Жирондисты действительно находились в сношениях с двором, но установить, каковы были результаты этих сношений, теперь невозможно.

В это время в Тюильрийском дворце был открыт так называемый «железный шкаф», представлявший из себя, собственно говоря, потайной ящик, в котором король хранил свою секретную корреспонденцию. Как известно, Людовик охотно занимался слесарной работой; он работал очень часто с одним слесарем Гаменом. Гамен знал о существовании потайного ящика и рассказывал о нем прежде другим людям; по его уверениям, королева хотела избавиться от него и для этого угостила его отравленным пирожным. Гамен проболел долгое время, а тем временем одна придворная дама успела по поручению короля убрать из ящика часть бумаг. Вскоре после этого Гамен явился к министру Ролану и указал ему на существование железного шкафа. Ролан настолько был бестактен, что вынул бумаги из шкафа без всяких свидетелей, не составил протокола и, прежде чем передать их конвенту, сам просмотрел их. Поэтому его впоследствии обвинили в том, что он уничтожил те бумаги, которые могли бы скомпрометировать его политических друзей, жирондистов. Насколько это обвинение основательно, нельзя определить.

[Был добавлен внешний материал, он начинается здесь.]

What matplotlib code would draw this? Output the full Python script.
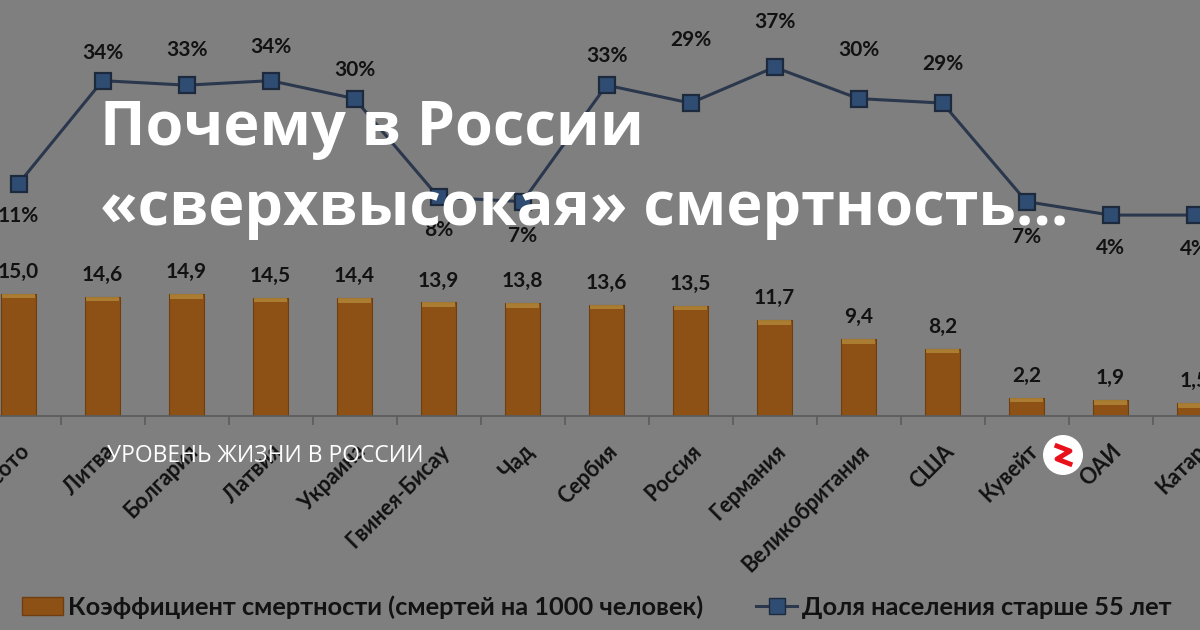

Но как бы то ни было, но документы, которые Ролан передал конвенту, могли послужить достаточно сильным обвинением против короля; среди бумаг были найдены письменные доказательства того, какие заговоры устраивал двор, с кем он для этого вступал в сношения и кого он подкупал. Тут всплыла на свет божий измена Мирабо, его договор с двором. Обнаружились интриги Бульо и Лафайета и выяснился характер связи двора с иностранными державами, с эмигрантами и отдельными членами обоих первых национальных собраний.

Это открытие произвело страшное впечатление на всю Францию. Народ пришел в ярость, увидев, как его обманывали торжественными обещаниями и клятвами. Презрение к заговорщикам и предателям охватило всех французов. Бюст Мирабо в клубе якобинцев был разбит, а в конвенте его завесили.

Со всех сторон стали получаться петиции, появлялись депутации, требовавшие, чтобы против короля был возможно скорее возбужден процесс. Парижская коммуна пустила в ход все свое влияние. Перед конвентом были устроены демонстрации, участниками которых являлись раненые 10 августа.

Не могло уже быть сомнения в том, что король носился с планами уничтожения французской конституции. Но тут возникал вопрос, как его обвинить. Согласно конституции, он был неприкосновенен; ответственны были только его министры. Кроме того, в одном из пунктов конституции говорилось: «После отречения короля от престола, отречения, происшедшего на основании ясно выраженной им воли или согласно закону, король принадлежит к классу граждан и может, подобно всякому гражданину, быть привлекаем к суду за действия, совершенные им после отречения».